Although he acceded to a lifetime ban from the securities industry, Manor installed a figurehead CEO to conceal his leadership role in raising money for CG Blockchain.
In fact, Manor was the mastermind running the ill-fated ICO behind the curtain, but he could not show his real face. As alleged, he also hid his true identity and criminal past from investors and others by using a variety of aliases, darkening his hair and growing a beard.
Arguably one of the most audacious ICO scams in recent years, Boaz claimed that he onboarded 20 hedge funds to test out his professional trading service. In fact, he’s never seen the product in action, even though it sent a prototype to a dozen funds, but none of them used or paid for it.
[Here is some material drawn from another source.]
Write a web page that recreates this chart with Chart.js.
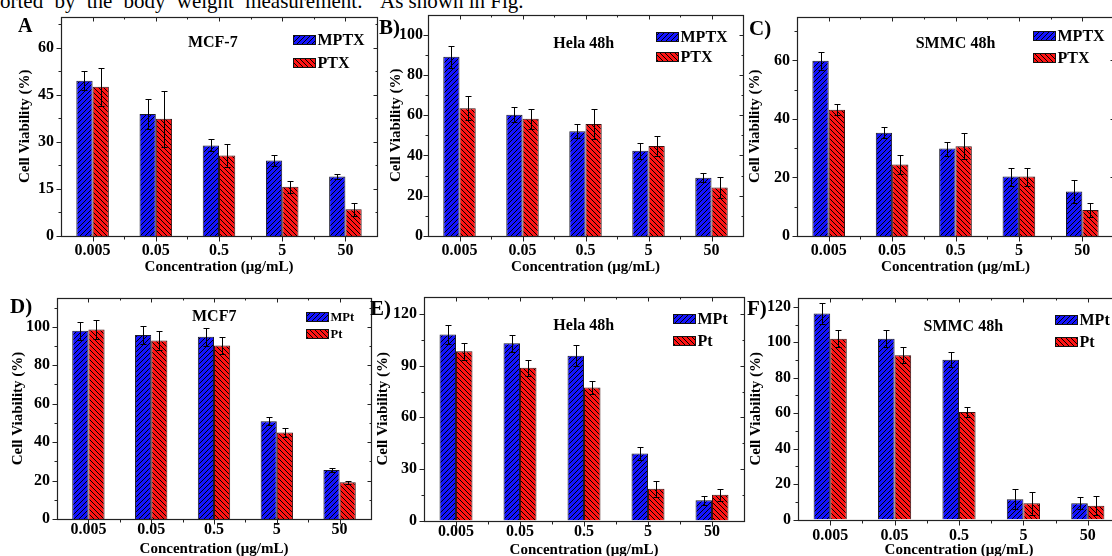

Manor, who was born in Israel, is known in Canada for setting up a hedge fund called Portus Alternative Asset Management in 2003, promising investors guaranteed returns. It shortly became one of Canada’s biggest hedge funds, thanks in part to a deal with the country’s biggest life insurance firm, Manulife Financial, which referred clients for a fee.
On Wednesday, Stanley Chesler, Judge for the District of New Jersey granted a bid by federal prosecutors to stay the SEC action against the notorious hedge fund manager and the Bloomfield woman, who allegedly posed as a wealthy investor, pending the resolution of their criminal charges. Either party could seek to modify or lift the stay as circumstances change, the judge said.